East Polynesians permanently settled New Zealand c. 800 years ago. Some hundreds of years earlier than this, transient contact may have introduced the commensal Polynesian rat (kiore). These events unleashed a cascade of ecological interactions that, within a brief time, eliminated 40% of the land bird species and an unknown but perhaps sizeable number of large invertebrates. Breeding colonies of marine mammals and birds from the mainland were largely extirpated, and c. 40% of the forest cover was destroyed.

Whether or not this was an environmental disaster depends on the point of view taken. The ecosystems of the archipelago underwent prolonged adjustment, in some respects profound, to the novel influences of mammals, humans and fire. While the brief hunting phase rapidly eliminated large terrestrial birds, it is clear that giant, slow-breeding, naïve animals such as the moa could never have sustained harvesting under any conceivable management regime. Clearance of the forest eliminated some potential food sources, but it was more than compensated for in cleared land by increased production of bracken roots and other wild carbohydrate sources, and use of wetland birds and fish. Ultimately, pre-European contact Maori populations thrived and continued to grow by adapting tropical landscape management techniques to this new temperate world.

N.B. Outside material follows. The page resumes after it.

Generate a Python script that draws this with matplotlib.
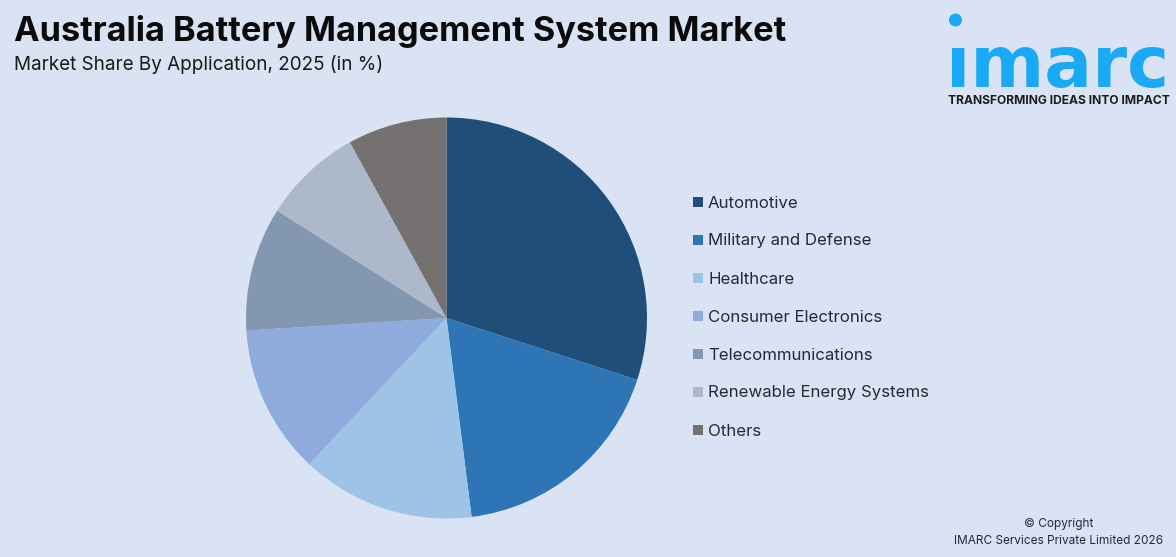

There has been a tendency to see in the environmental history of Polynesian impacts on the Pacific Islands, morality tales in microcosm about the broader relationship of humans to the globe. This moralising tendency is both anachronistic and unhelpful. The only choice during the settlement of the Pacific was whether to settle or not. The inevitable environmental consequences that followed were those that had repeatedly occurred throughout the world and were as beneficial to humans as they were damaging to the original biota. We see them more clearly in the Pacific, only because we are closer to them in time.